In the field of software engineering, performance testing is often performed during the development of a system or a software application, to determine how fast some aspect of that system or that software application performs under a particular workload. The testing can be used to validate and verify other attributes of the system, such as the system's scalability, or reliability. Performance testing can also serve a variety of end purposes: for example it can be used to compare two differently-configured systems to find which configuration performs better; or it can measure which parts of the system or which types of workload are likely to cause the system to perform badly. Performance testing can also be used, sometimes from a marketing perspective, to allow a software vendor to demonstrate that their particular system or software application meets (or fails to meet) the performance criteria or expectations set by a group of customers.
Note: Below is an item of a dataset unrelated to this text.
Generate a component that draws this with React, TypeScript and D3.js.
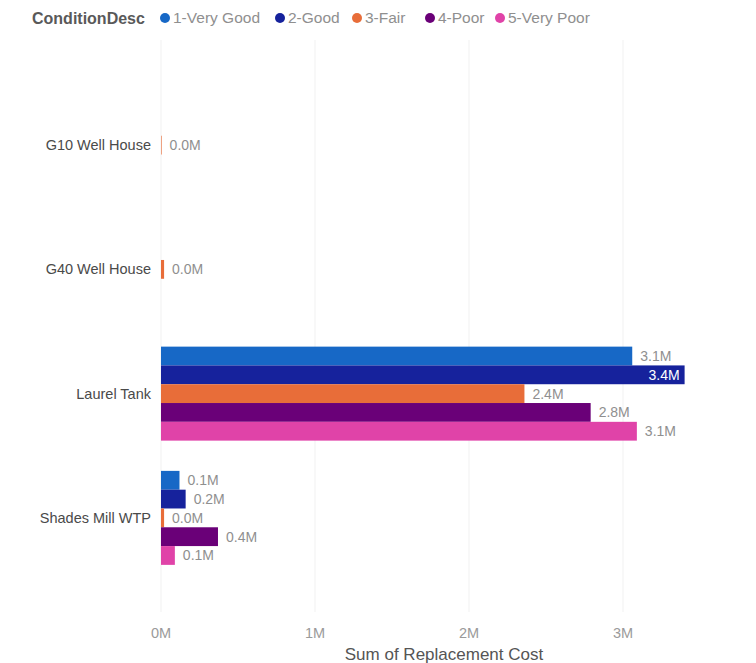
import React from "react";
import * as d3 from "d3";

const categories = ["G10 Well House", "G40 Well House", "Laurel Tank", "Shades Mill WTP"];
const seriesNames = ["1-Very Good", "2-Good", "3-Fair", "4-Poor", "5-Very Poor"];
const seriesColors = ["#1768C6", "#16229C", "#E86D39", "#6A0078", "#E043A8"];
// values in millions, per category, per series (null = no bar)
const veryGood = [null, null, 3.06, 0.12];
const good = [null, null, 3.4, 0.16];
const fair = [0.004, 0.02, 2.36, 0.02];
const poor = [null, null, 2.79, 0.37];
const veryPoor = [null, null, 3.09, 0.09];
const seriesValues = [veryGood, good, fair, poor, veryPoor];
const xTicks = [0, 1, 2, 3];
const legendTitle = "ConditionDesc";
const axisTitle = "Sum of Replacement Cost";

const W = 756;
const H = 663;
const FONT = "'Liberation Sans', Arial, sans-serif";

export default function App() {
  const x = d3.scaleLinear().domain([0, 3.4]).range([161, 161 + 3.4 * 154]);
  const y = d3
    .scaleBand<string>()
    .domain(categories)
    .range([83, 580])
    .paddingInner(0.2435)
    .paddingOuter(0.2435 / 2);
  const inner = d3.scaleBand<string>().domain(seriesNames).range([0, y.bandwidth()]).padding(0);
  const fmt = (v: number) => d3.format(".1f")(v) + "M";

  const legendX = [165, 280, 357, 430, 500];

  return (
    <svg width={W} height={H} style={{ position: "absolute", left: 0, top: 0, background: "#fff" }}>
      {/* legend */}
      <text x={32} y={18} dy="0.35em" fontFamily={FONT} fontSize={16} fontWeight="bold" fill="#595959">
        {legendTitle}
      </text>
      {seriesNames.map((s, i) => (
        <g key={s}>
          <circle cx={legendX[i]} cy={18} r={5} fill={seriesColors[i]} />
          <text x={legendX[i] + 8} y={18} dy="0.35em" fontFamily={FONT} fontSize={15.5} fill="#8f8f8f">
            {s}
          </text>
        </g>
      ))}
      {/* gridlines */}
      {xTicks.map((t) => (
        <line key={t} x1={x(t)} x2={x(t)} y1={40} y2={612} stroke="#f1f1f1" strokeWidth={1} />
      ))}
      {/* bars */}
      {categories.map((c, ci) => (
        <g key={c}>
          <text
            x={151}
            y={(y(c) as number) + y.bandwidth() / 2}
            dy="0.35em"
            textAnchor="end"
            fontFamily={FONT}
            fontSize={14.5}
            fill="#4a4a4a"
          >
            {c}
          </text>
          {seriesNames.map((s, si) => {
            const v = seriesValues[si][ci];
            if (v === null || v === undefined) return null;
            const y0 = (y(c) as number) + (inner(s) as number);
            const bh = inner.bandwidth();
            const xe = x(v);
            const inside = xe > 670;
            return (
              <g key={s}>
                <rect x={x(0)} y={y0} width={Math.max(0, xe - x(0))} height={bh} fill={seriesColors[si]} />
                <text
                  x={inside ? xe - 5 : xe + 8}
                  y={y0 + bh / 2}
                  dy="0.35em"
                  textAnchor={inside ? "end" : "start"}
                  fontFamily={FONT}
                  fontSize={14}
                  fill={inside ? "#fff" : "#8f8f8f"}
                >
                  {fmt(v)}
                </text>
              </g>
            );
          })}
        </g>
      ))}
      {/* x axis */}
      {xTicks.map((t) => (
        <text key={t} x={x(t)} y={633} dy="0.35em" textAnchor="middle" fontFamily={FONT} fontSize={14.5} fill="#9a9a9a">
          {t + "M"}
        </text>
      ))}
      <text x={444} y={654} dy="0.35em" textAnchor="middle" fontFamily={FONT} fontSize={17} fill="#555">
        {axisTitle}
      </text>
    </svg>
  );
}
With respect to a customer's objective and subjective expectations, performance testing may also demonstrate how well, or how poorly, the system performs against those expectations, and can provide a prospective customer with information they can then use to decide which system, or system configuration, is most likely to suit their needs.
Generally speaking, performance testing technology emulates the typical operating environment of the system or software application; and then often includes tests that measure the extremes of the environment that the system or the software will be operating within. Typically, a variety of tests are conducted and coordinated, while test values (metrics) and other performance data are gathered. These values, metrics, performance data, and other results are then analyzed to give a sense of the performance of the system.
In the field of application servers, and other server-related technologies, performance tests are mostly used by vendors to determine runtime characteristics, i.e. they are used as a measure of how the underlying system will perform at runtime at a particular customer's work site. In this context performance tests are very useful, and examples of such tests and benchmarks include “how many pages can be served up by the server in a particular amount of time?”.
These types of performance test generally work on “standard applications”. But they are not readily used with non-standard applications, nor are they readily used in an integrated development environment (IDE) or many other software development environments. Currently there is no good measure that can be used in the computer industry to signify how an IDE will perform. While some application server customers may desire certain characteristics as goals in their IDE environment, it is difficult to quantify these goals. Furthermore since it is difficult to quantify, it is similarly difficult for the software developer to develop an IDE suite that addresses those customer desires. This is the area the present invention is designed to address.